Description
ISBN : 978-988-77281-0-8
Publisher : Osage Art Foundation
Date Published : December 2017
Author : Harald Kraemer, Janine Stoll, Charles Merewether
Editor : Agnes Lin
Designer : Jun Cambel for Osage Design
Curator : Harald Kraemer, Janine Stoll, Charles Merewether
Artist/s: : Zilla Leutenegger, Matthias Liechti, Beat Feller, Boris Rebetez,
Judith Fegerl, Nadim Abbas, Au Hoi Lam, Sarah Lai, Kingsley Ng, Lee Kit
This publication was published as the catalogue to the exhibition, Interval In Space held at Osage Hong Kong from 15 December 2017 to 28 January 2018.
This exhibition comprised the work of Hong Kong artists Au Hoi Lam, Nadim Abbas, Sarah Lai, Kingsley Ng and Lee Kit alongside work by Beat Feller, Zilla Leutenegger, Matthias Liechti, Boris Rebetez and Judith Fegerl.
Co-Curator Charles Merewether says “The collaborative exhibition ‘Interval in Space’ reminds us of the question of globalization and the local in characterizing contemporary culture.
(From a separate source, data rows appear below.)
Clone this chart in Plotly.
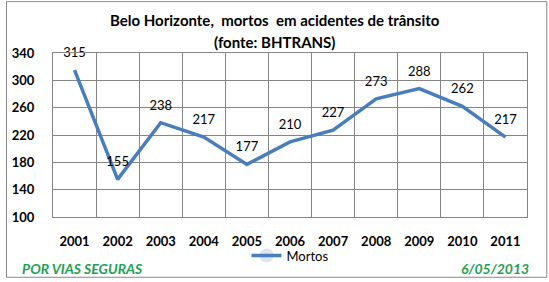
import plotly.graph_objects as go

years = ["2001", "2002", "2003", "2004", "2005", "2006", "2007", "2008", "2009", "2010", "2011"]
mortos = [315, 155, 238, 217, 177, 210, 227, 273, 288, 262, 217]
y_ticks = [100, 140, 180, 220, 260, 300, 340]

FONT = "Lato"
H = 166.0
W = 479.0
fig = go.Figure()
fig.add_trace(go.Scatter(
    x=years, y=mortos, mode="lines+markers+text", name="Mortos",
    line=dict(color="#4A7EBB", width=3.5),
    marker=dict(size=14, opacity=0, color="#4A7EBB"),
    text=[str(v) for v in mortos], textposition="top center",
    textfont=dict(family=FONT, size=13, color="black"),
    cliponaxis=False,
))

fig.update_layout(
    width=549, height=282,
    margin=dict(l=48, r=22, t=53, b=63),
    paper_bgcolor="white", plot_bgcolor="white",
    showlegend=True,
    legend=dict(orientation="h", x=0.5, xanchor="center", y=(219 - 258) / H, yanchor="middle",
                font=dict(family=FONT, size=13, color="black"), bgcolor="rgba(0,0,0,0)"),
    xaxis=dict(type="category", range=[-0.5, len(years) - 0.5], tickson="boundaries",
               showgrid=True, gridcolor="#868686", gridwidth=1,
               showline=True, linecolor="#868686", mirror=True, ticks="", ticklabelstandoff=12,
               tickfont=dict(family=FONT, size=13, color="black", weight="bold")),
    yaxis=dict(range=[100, 340], tickvals=y_ticks, showgrid=True, gridcolor="#868686", gridwidth=1,
               showline=True, linecolor="#868686", mirror=True, ticks="", ticklabelstandoff=15,
               zeroline=False, tickfont=dict(family=FONT, size=13, color="black", weight="bold")),
)

fig.add_annotation(text="<b>Belo Horizonte,&nbsp; mortos&nbsp; em acidentes de trânsito</b>",
                   xref="paper", yref="paper", x=(272 - 48) / W, xanchor="center",
                   y=(219 - 20) / H, yanchor="middle", showarrow=False,
                   font=dict(family=FONT, size=15, color="black"))
fig.add_annotation(text="<b>(fonte: BHTRANS)</b>",
                   xref="paper", yref="paper", x=(272 - 48) / W, xanchor="center",
                   y=(219 - 42) / H, yanchor="middle", showarrow=False,
                   font=dict(family=FONT, size=15, color="black"))
fig.add_annotation(text="<b><i>POR VIAS SEGURAS</i></b>", xref="paper", yref="paper",
                   x=(15 - 48) / W, xanchor="left", y=(219 - 271) / H, yanchor="middle", showarrow=False,
                   font=dict(family=FONT, size=14, color="#1FA055"))
fig.add_annotation(text="<b><i>6/05/2013</i></b>", xref="paper", yref="paper",
                   x=(531 - 48) / W, xanchor="right", y=(219 - 271) / H, yanchor="middle", showarrow=False,
                   font=dict(family=FONT, size=14, color="#1FA055"))
fig.add_shape(type="rect", xref="paper", yref="paper", x0=-47 / W, x1=1 + 20 / W, y0=-61 / H, y1=1 + 52 / H,
              line=dict(color="#888888", width=1), fillcolor="rgba(0,0,0,0)", layer="below")
fig.write_html("out.html")
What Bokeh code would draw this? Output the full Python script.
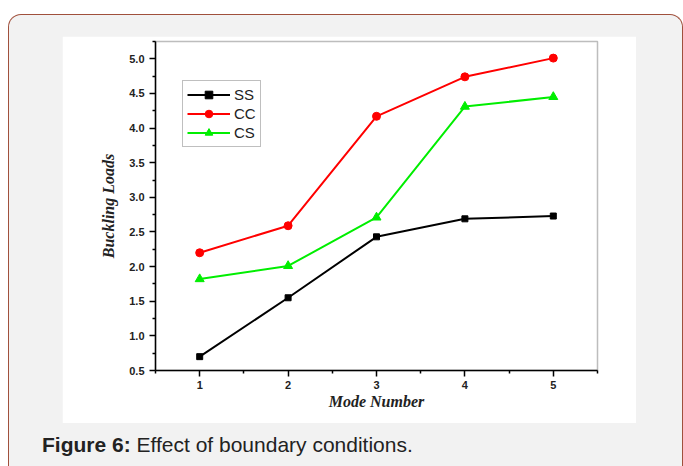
from bokeh.plotting import figure
from bokeh.models import Div, FixedTicker, PrintfTickFormatter
from bokeh.layouts import column
from bokeh.embed import file_html
from bokeh.resources import INLINE

modes = [1, 2, 3, 4, 5]
ss = [0.70, 1.55, 2.43, 2.69, 2.73]
cc = [2.20, 2.59, 4.17, 4.74, 5.01]
cs = [1.82, 2.01, 2.71, 4.31, 4.45]

x_major = [1, 2, 3, 4, 5]
x_minor = [0.5, 1.5, 2.5, 3.5, 4.5, 5.5]
y_major = [0.5, 1.0, 1.5, 2.0, 2.5, 3.0, 3.5, 4.0, 4.5, 5.0]
y_minor = [0.75, 1.25, 1.75, 2.25, 2.75, 3.25, 3.75, 4.25, 4.75, 5.25]

p = figure(width=574, height=387, x_range=(0.5, 5.5), y_range=(0.5, 5.25),
           output_backend="svg", toolbar_location=None,
           min_border_left=93, min_border_right=39, min_border_top=5, min_border_bottom=53,
           background_fill_color="white", border_fill_color="white",
           outline_line_color="#bdbdbd", outline_line_width=1.5)
p.grid.visible = False

p.xaxis.ticker = FixedTicker(ticks=x_major, minor_ticks=x_minor)
p.yaxis.ticker = FixedTicker(ticks=y_major, minor_ticks=y_minor)
p.yaxis.formatter = PrintfTickFormatter(format="%.1f")

for ax in (p.xaxis[0], p.yaxis[0]):
    ax.axis_line_color = "black"
    ax.axis_line_width = 1.5
    ax.major_tick_line_color = "black"
    ax.major_tick_line_width = 1.5
    ax.minor_tick_line_color = "black"
    ax.minor_tick_line_width = 1.5
    ax.major_tick_in = 0
    ax.major_tick_out = 6
    ax.minor_tick_in = 0
    ax.minor_tick_out = 3
    ax.major_label_text_font = "Liberation Sans"
    ax.major_label_text_font_style = "bold"
    ax.major_label_text_font_size = "11px"
    ax.major_label_text_color = "#222222"
    ax.axis_label_text_font = "Liberation Serif"
    ax.axis_label_text_font_style = "bold italic"
    ax.axis_label_text_font_size = "16px"
    ax.axis_label_text_color = "#222222"

p.xaxis.axis_label = "Mode Number"
p.yaxis.axis_label = "Buckling Loads"
p.xaxis.major_label_standoff = 4
p.xaxis.axis_label_standoff = 1
p.yaxis.major_label_standoff = 5
p.yaxis.axis_label_standoff = 9

series = [("SS", ss, "black", "square", 6),
          ("CC", cc, "#ff0000", "circle", 8),
          ("CS", cs, "#00ee00", "triangle", 9)]
for name, vals, col, mk, sz in series:
    p.line(modes, vals, line_color=col, line_width=2, legend_label=name)
    p.scatter(modes, vals, marker=mk, size=sz, fill_color=col, line_color=col, legend_label=name)

lg = p.legend[0]
lg.location = (27, 223)
lg.border_line_color = "#808080"
lg.border_line_width = 1.5
lg.background_fill_color = "white"
lg.background_fill_alpha = 1
lg.padding = 4
lg.spacing = 0
lg.margin = 0
lg.glyph_width = 43
lg.glyph_height = 19
lg.label_height = 19
lg.label_standoff = 4
lg.label_text_font = "Liberation Sans"
lg.label_text_font_size = "15px"
lg.label_text_color = "#222222"
p.margin = (21, 0, 0, 53)

caption = Div(text='<b>Figure 6:</b> Effect of boundary conditions.', width=620, height=30,
              styles={"font-family": "Liberation Sans, Arial, sans-serif", "font-size": "21px",
                      "color": "#222222", "white-space": "nowrap"})
caption.margin = (7, 0, 0, 33)

card = column(p, caption, width=675, height=452,
              styles={"background-color": "#f2f2f2", "border": "1.5px solid #a0503c",
                      "border-bottom": "none", "border-radius": "13px 13px 0 0",
                      "box-sizing": "border-box"})
card.margin = (14, 0, 0, 8)

open("out.html", "w").write(file_html(card, INLINE))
As such, the exhibition shows us that while there are common traits that inform all modern and contemporary artistic practice, there are also significant differences. No more so are these differences evident than in placing Asian and European artists together, in this case Hong Kong and Swiss artists. Together the five Hong Kong artists show in different ways how the social sphere appears as the subject of their practice.”
Co-Curator Harald Kraemer describes these differences as follows: “The Hong Kong artists explore objects in space but often beginning with the domestic, the mundane and everyday. This is the point of departure. Recreating a living room, a bathroom or just a bed or a table their installations generate new narratives. Defined once as ‘social sculpture’, their installations fuse spatial design, paintings, everyday objects, sound to invoke the question of place and memory of the personal. They are immersive environments, often times creating a precarious relationship with reality, destablising a viewer’s perception of space, creating a precarious relationship with reality. In certain cases the work might playfully engage with kitsch or create a sense of estrangement with the familiar or to the contrary, forming quiet moments that escape the purview of the everyday, evoking calm and tranquility. The engagement of art with ordinary objects brings a poetry to the mundane, heightening the viewer’s sense of everyday life. Such practice belongs to a long tradition of engagement with everyday life but there in a new dimension to this contemporary manifestation.